The information technology (IT) world has generally been categorized as a man's world, cluttered with images of IBM engineers in dark gray suits. Not that men have kept women out of the tech field, but rather that women have not shown enough interest in becoming engineers or programmers, according to a study by the American Association of University Women (AAUW).
The study, entitled "Tech-Savvy: Educating Girls in the New Computer Age" was put together through interviews with 70 middle school and high school girls, an online survey of almost 900 teachers and from the experiences of commission members and other women in high-tech fields.
It concluded that girls have the ability to learn and use computers, but they are turned off by technical careers that they view as full of "geeky guys in windowless offices who toil at keyboards for hours."
As a result, they are taking themselves off the path to high-paying jobs in the computer industry, and they're not learning skills that could give them an advantage in any career that uses computers.
A sample of the girls' comments in the study:
- "Girls have other priorities. Guys are more computer-type people."
- "I don't want to take computer science. ...Just looking at it, all the programming and these funny-looking things on the paper. It [takes] so much stuff to do one thing on the computer."

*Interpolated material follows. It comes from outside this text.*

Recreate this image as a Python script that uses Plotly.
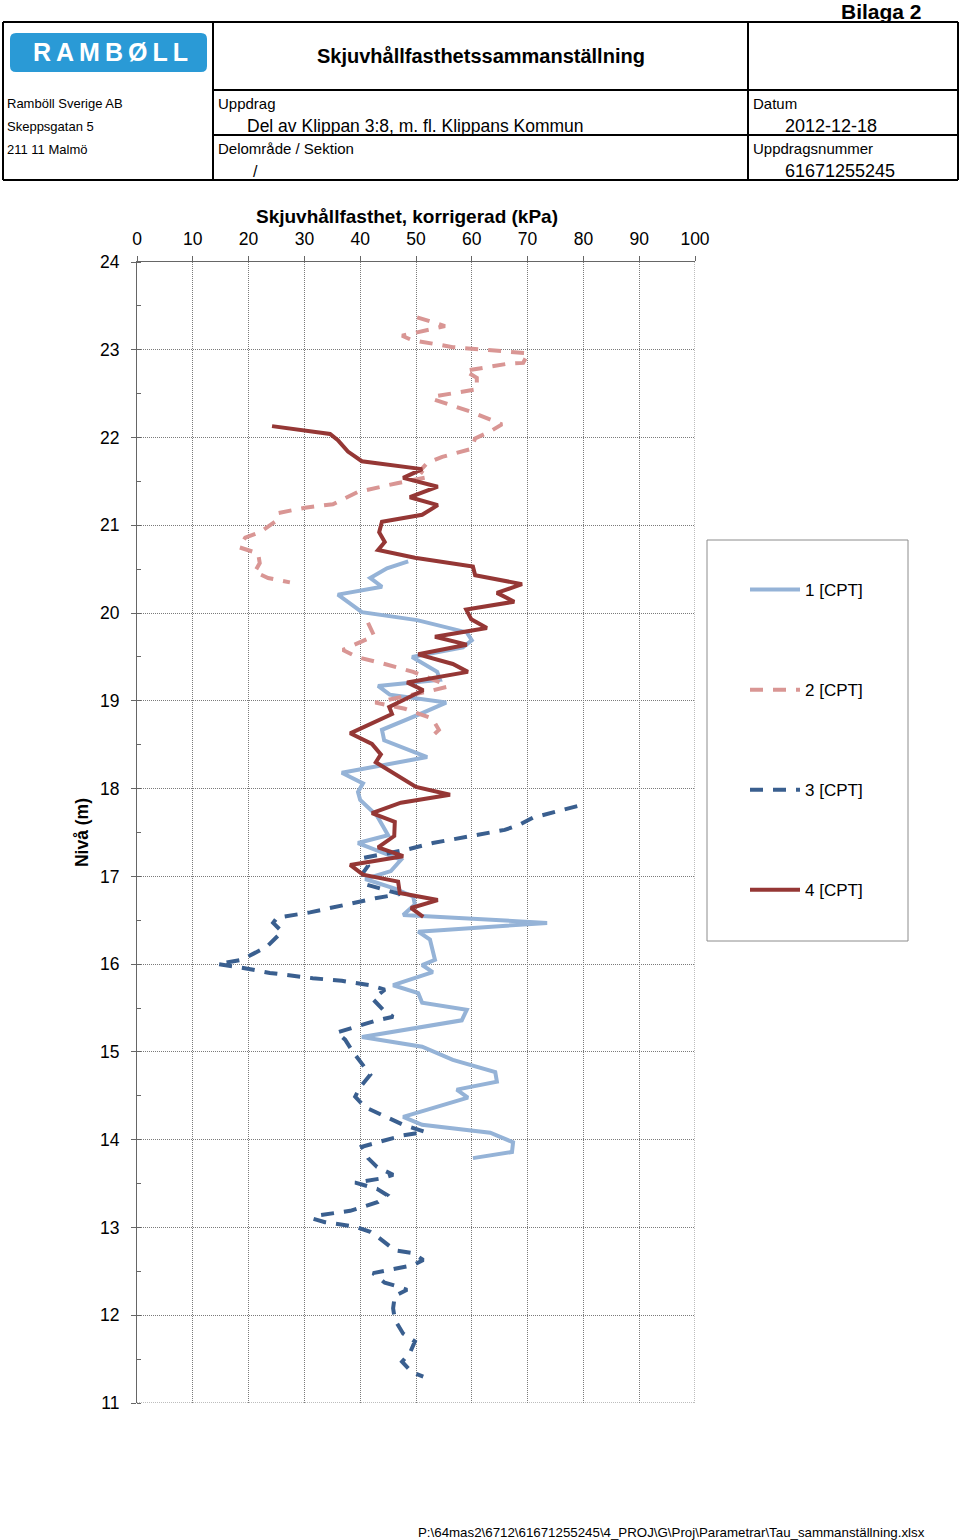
import plotly.graph_objects as go

# ---------------- data ----------------
s1_kpa = [48.6, 44.8, 41.8, 43.9, 36.0, 40.3, 50.2, 59.1, 60.0, 58.4, 49.3, 53.8, 54.3, 43.2, 45.3,
          55.4, 51.1, 43.9, 44.3, 52.0, 36.7, 40.5, 39.6, 40.0, 43.0, 45.0, 39.6, 47.3, 45.5, 40.9,
          46.2, 49.5, 49.8, 47.7, 73.5, 50.4, 52.5, 53.4, 51.1, 53.0, 45.9, 50.4, 51.1, 59.1, 58.2,
          50.2, 40.3, 51.1, 56.6, 64.2, 64.5, 57.3, 59.3, 47.7, 51.1, 63.3, 67.4, 67.2, 60.2]
s1_niva = [20.59, 20.51, 20.40, 20.30, 20.21, 20.01, 19.92, 19.78, 19.69, 19.61, 19.50, 19.33, 19.24, 19.17, 19.07,
           18.98, 18.86, 18.67, 18.55, 18.36, 18.18, 18.06, 17.96, 17.87, 17.69, 17.47, 17.38, 17.19, 17.06, 16.97,
           16.86, 16.77, 16.68, 16.56, 16.47, 16.37, 16.28, 16.05, 15.99, 15.91, 15.76, 15.67, 15.56, 15.48, 15.36,
           15.27, 15.17, 15.06, 14.91, 14.77, 14.66, 14.57, 14.48, 14.26, 14.17, 14.08, 13.97, 13.86, 13.79]

s2_kpa = [50.2, 55.2, 47.5, 49.3, 56.6, 61.8, 67.2, 70.1, 69.2, 66.3, 58.8, 60.9, 60.9, 53.4, 52.9,
          60.0, 65.4, 63.3, 60.6, 59.9, 54.7, 52.0, 50.7, 52.2, 46.6, 39.6, 35.1, 30.1, 25.3, 24.7,
          22.0, 19.4, 18.3, 21.7, 22.0, 21.1, 23.5, 27.4, None,
          41.4, 42.5, 36.9, 39.4, 44.4, 49.5, 54.3, 55.6, 53.0, 42.7, 48.0, 52.9, 54.1, 52.5]
s2_niva = [23.37, 23.27, 23.16, 23.11, 23.03, 23.00, 22.97, 22.96, 22.85, 22.84, 22.76, 22.68, 22.55, 22.47, 22.44,
           22.29, 22.15, 22.07, 21.99, 21.87, 21.78, 21.71, 21.62, 21.55, 21.48, 21.38, 21.24, 21.20, 21.14, 21.04,
           20.92, 20.86, 20.75, 20.68, 20.57, 20.47, 20.40, 20.35, None,
           19.89, 19.74, 19.58, 19.50, 19.42, 19.33, 19.21, 19.16, 19.12, 18.98, 18.91, 18.80, 18.67, 18.57]

s3_kpa = [78.9, 76.3, 72.8, 71.0, 68.6, 65.9, 63.3, 57.9, 53.0, 48.0, 43.2, 40.5, 41.4, 40.5, 40.9,
          47.1, 42.7, 36.9, 31.0, 25.1, 24.4, 26.0, 23.3, 18.8, 14.5, 18.8, 23.8, 31.5, 34.2, 36.7,
          41.8, 44.4, 42.3, 44.1, 45.9, 43.0, 35.8, 37.3, 38.7, 40.5, 41.8, 40.0, 39.1, 40.9, 47.7,
          51.6, 47.7, 40.3, 41.4, 43.0, 45.9, 43.9, 39.1, 43.0, 44.8, 43.2, 38.2, 32.8, 31.5, 33.7,
          39.1, 41.8, 43.2, 46.2, 49.3, 51.3, 49.5, 42.3, 44.4, 46.6, 48.4, 46.2, 45.9, 46.2, 47.7,
          49.8, 48.9, 47.5, 49.3, 51.3]
s3_niva = [17.80, 17.76, 17.70, 17.67, 17.59, 17.53, 17.50, 17.44, 17.38, 17.30, 17.24, 17.21, 17.12, 17.04, 16.91,
           16.80, 16.75, 16.67, 16.59, 16.53, 16.47, 16.37, 16.20, 16.05, 16.00, 15.96, 15.90, 15.84, 15.83, 15.81,
           15.76, 15.71, 15.60, 15.48, 15.40, 15.36, 15.22, 15.14, 15.00, 14.85, 14.74, 14.60, 14.49, 14.37, 14.17,
           14.09, 14.05, 13.92, 13.79, 13.69, 13.60, 13.56, 13.51, 13.44, 13.37, 13.29, 13.19, 13.14, 13.10, 13.06,
           13.01, 12.95, 12.89, 12.74, 12.71, 12.63, 12.57, 12.48, 12.37, 12.33, 12.29, 12.22, 12.08, 11.95, 11.79,
           11.70, 11.57, 11.47, 11.35, 11.30]

s4_kpa = [24.2, 34.6, 36.0, 37.8, 40.3, 51.1, 47.7, 53.9, 48.9, 53.9, 51.1, 43.9, 43.4, 44.4, 43.2,
          49.8, 60.2, 60.6, 69.0, 64.5, 67.6, 59.0, 59.9, 62.7, 53.4, 59.1, 50.4, 56.6, 59.3, 48.4,
          51.3, 45.2, 45.7, 38.2, 42.1, 43.7, 42.8, 50.0, 56.1, 47.3, 42.1, 46.2, 46.1, 43.2, 47.7,
          38.2, 40.5, 46.8, 47.1, 53.9, 49.1, 51.3]
s4_niva = [22.13, 22.04, 21.97, 21.84, 21.73, 21.64, 21.54, 21.44, 21.32, 21.23, 21.12, 21.04, 20.92, 20.81, 20.72,
           20.63, 20.53, 20.43, 20.33, 20.23, 20.13, 20.04, 19.93, 19.83, 19.73, 19.64, 19.53, 19.42, 19.33, 19.21,
           19.12, 18.93, 18.85, 18.63, 18.51, 18.39, 18.30, 18.02, 17.93, 17.84, 17.72, 17.62, 17.46, 17.33, 17.23,
           17.13, 17.02, 16.94, 16.81, 16.73, 16.64, 16.54]

series_names = ["1 [CPT]", "2 [CPT]", "3 [CPT]", "4 [CPT]"]
x_ticks = [0, 10, 20, 30, 40, 50, 60, 70, 80, 90, 100]
y_ticks = [11, 12, 13, 14, 15, 16, 17, 18, 19, 20, 21, 22, 23, 24]

# ---------------- layout helpers ----------------
W, H = 960, 1540
L, R, T, B = 137, 695, 262, 1403
FONT = "Liberation Sans, Arial, sans-serif"


def px(x):
    return (x - L) / (R - L)


def py(y):
    return (B - y) / (B - T)


fig = go.Figure()
styles = [
    dict(color="#95B3D7", width=4, dash="solid"),
    dict(color="#D99694", width=4, dash="13px,10px"),
    dict(color="#3A5F8F", width=4, dash="13px,10px"),
    dict(color="#953735", width=4, dash="solid"),
]
data = [(s1_kpa, s1_niva), (s2_kpa, s2_niva), (s3_kpa, s3_niva), (s4_kpa, s4_niva)]
for i, ((xs, ys), st, nm) in enumerate(zip(data, styles, series_names)):
    fig.add_trace(go.Scatter(x=xs, y=ys, mode="lines", name=nm, line=st,
                             connectgaps=False, legendgroup=f"g{i}"))

shapes = []
line_c = "#000000"


def hline(x0, x1, y, w=2):
    shapes.append(dict(type="line", xref="paper", yref="paper", x0=px(x0), x1=px(x1),
                       y0=py(y), y1=py(y), line=dict(color=line_c, width=w)))


def vline(x, y0, y1, w=2):
    shapes.append(dict(type="line", xref="paper", yref="paper", x0=px(x), x1=px(x),
                       y0=py(y0), y1=py(y1), line=dict(color=line_c, width=w)))


# header table
hline(3, 958, 22)
hline(3, 958, 180)
hline(213, 958, 90)
hline(213, 958, 135)
vline(3, 22, 180)
vline(958, 22, 180)
vline(213, 22, 180)
vline(748, 22, 180)

# logo rounded rectangle
x0, x1, y0, y1, r = 10, 207, 33, 72, 6
path = (f"M {px(x0 + r)},{py(y0)} L {px(x1 - r)},{py(y0)} Q {px(x1)},{py(y0)} {px(x1)},{py(y0 + r)} "
        f"L {px(x1)},{py(y1 - r)} Q {px(x1)},{py(y1)} {px(x1 - r)},{py(y1)} "
        f"L {px(x0 + r)},{py(y1)} Q {px(x0)},{py(y1)} {px(x0)},{py(y1 - r)} "
        f"L {px(x0)},{py(y0 + r)} Q {px(x0)},{py(y0)} {px(x0 + r)},{py(y0)} Z")
shapes.append(dict(type="path", xref="paper", yref="paper", path=path,
                   fillcolor="#2A9AD6", line=dict(width=0)))

# legend box
shapes.append(dict(type="rect", xref="paper", yref="paper", x0=px(707), x1=px(908),
                   y0=py(540), y1=py(941), line=dict(color="#8C8C8C", width=1), fillcolor="rgba(0,0,0,0)"))

# edge grid lines (right at 100, bottom at 11)
grid_style = dict(color="#7A7A7A", width=1, dash="1px,1px")
shapes.append(dict(type="line", xref="x", yref="y", x0=100, x1=100, y0=11, y1=24, line=grid_style))
shapes.append(dict(type="line", xref="x", yref="y", x0=0, x1=100, y0=11, y1=11, line=grid_style))

annotations = []


def text(x, y, s, size=13, bold=False, anchor="left", color="#000"):
    annotations.append(dict(xref="paper", yref="paper", x=px(x), y=py(y), text=(f"<b>{s}</b>" if bold else s),
                            showarrow=False, xanchor=anchor, yanchor="middle",
                            font=dict(family=FONT, size=size, color=color)))


text(881, 11, "Bilaga 2", size=21, bold=True, anchor="center")
text(110, 52, "R\u2009A\u2009M\u2009B\u2009Ø\u2009L\u2009L", size=25, bold=True, anchor="center", color="#FFFFFF")
text(481, 56, "Skjuvhållfasthetssammanställning", size=20, bold=True, anchor="center")
text(5, 104, "Ramböll Sverige AB", size=13)
text(5, 127, "Skeppsgatan 5", size=13)
text(5, 150, "211 11 Malmö", size=13)
text(216, 104, "Uppdrag", size=15)
text(245, 126, "Del av Klippan 3:8, m. fl. Klippans Kommun", size=17.5)
text(216, 149, "Delområde / Sektion", size=15)
text(251, 171, "/", size=16)
text(751, 104, "Datum", size=15)
text(783, 126, "2012-12-18", size=18)
text(751, 149, "Uppdragsnummer", size=15)
text(783, 171, "61671255245", size=18)
text(927, 1532, "P:\\64mas2\\6712\\61671255245\\4_PROJ\\G\\Proj\\Parametrar\\Tau_sammanställning.xlsx",
     size=13.3, anchor="right")
# x-axis title (placed above the top tick labels)
text(407, 217, "Skjuvhållfasthet, korrigerad (kPa)", size=19, bold=True, anchor="center")

fig.update_layout(
    width=W, height=H,
    paper_bgcolor="white", plot_bgcolor="white",
    margin=dict(l=L, r=W - R, t=T, b=H - B, autoexpand=False),
    font=dict(family=FONT, size=17, color="#000"),
    showlegend=True,
    legend=dict(x=px(745), y=py(572), xanchor="left", yanchor="top",
                bgcolor="rgba(0,0,0,0)", borderwidth=0, font=dict(family=FONT, size=17),
                tracegroupgap=75, itemwidth=50),
    shapes=shapes,
    annotations=annotations,
    xaxis=dict(side="top", range=[0, 100], tickvals=x_ticks, showgrid=True, gridcolor="#7A7A7A",
               griddash="1px,1px", gridwidth=1, showline=True, linecolor="#666", linewidth=1,
               ticks="outside", ticklen=5, tickcolor="#666", zeroline=False,
               tickfont=dict(size=17.5), ticklabelstandoff=4),
    yaxis=dict(range=[11, 24], tickvals=y_ticks, showgrid=True, gridcolor="#7A7A7A",
               griddash="1px,1px", gridwidth=1, showline=True, linecolor="#666", linewidth=1,
               ticks="outside", ticklen=5, tickcolor="#666", zeroline=False,
               tickfont=dict(size=17.5), ticklabelstandoff=8,
               minor=dict(dtick=0.5, ticks="inside", ticklen=4, tickcolor="#666", showgrid=False),
               title=dict(text="<b>Nivå (m)</b>", font=dict(size=17.5), standoff=6)),
)

fig.write_html("out.html", config={"displayModeBar": False},
               post_script="document.body.style.margin='0';")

- "The reason why you see more men doing computer stuff is that girls are more ambitious than that. My parents always say, 'Do something with computers,' because it is stable and stuff, but a lot [of people] don't want to be at a desk from 9 to 5."
Several girls in the study, also criticized the popular computer games for being much more appealing to boys than girls. On Amazon.com, for example, a big seller recently was "Diablo 2," which boasts an "advanced combat system which incorporates class-specific fighting techniques and spells."
In the meantime, in the mid-1990s, fewer than 30 percent of the computer science/information science bachelor's degrees were awarded to women, down from a high of 36.8 percent in 1985, according to Department of Education figure.
Girls do keep up with boys when it comes to using computers for leisure activities like surfing the Internet and sending e-mail, said Pam Haag, director of research for the AAUW educational foundation, which issued the report for the organization.
"The problem area is they are under-represented in computer classes, as network engineers, software developers -- areas that are growing," she was quoted as saying by The Associated Press. "The areas where technology is being designed and created is where we see a dearth of women."
Haag and other experts involved in computer science agree that women need to be attracted to the field long before college to make sure they are not excluded from high-tech careers and to make sure companies will have the skilled employees they need in a decade or so.
They also agree that changes need to be made in the classroom and at home to make sure girls have the access they need to experiment with computers from an early age.
"What we want is to have qualified people we can hire," Linda Scherr, chairwoman of IBM's Women in Technology program was quoted as saying. "Since women are half the work force and so few go into computers... we're on the brink of disaster here."
"There will be companies that go out of business because they can't hire the skills they need. The manpower -- or womanpower -- is going to be the major challenge," she added.
Scherr already sees the differences in how girls and boys respond to computers when she visits her 10-year-old daughter's classroom: Boys rush to the computers, while the girls hang back and watch. Without that time to experiment, girls don't make mistakes and learn to solve problems the way boys do, she said.
"A lot of our socialization has steered girls away from technology," Scherr said. "If they try it, they realize, 'I can do this.' I think girls need that kind of reassurance and validation."
IBM hopes to offer that with 11 technology camps this summer for middle school girls to give them their own hands-on computer time and the chance to meet women who have made careers out of computing, Scherr said.
Cisco Systems Inc., meanwhile, is offering training through another program, where school students participate in a 280-hour course, then qualify to take a computer network maintenance certification exam. Stan Paluch, who teaches the program to students at a Chicago High School, said he is recruiting girls for the three-year program beginning with this school year. Of the 22 he interviewed for this fall, 11 are girls, he said.
Paluch, whose school is about 90 percent Hispanic and located in a working-class section of the city, tells his students the training is key to getting an interesting job that pays a decent living. Since 80 percent don't have a computer at home, school is their only experience with technology, he said.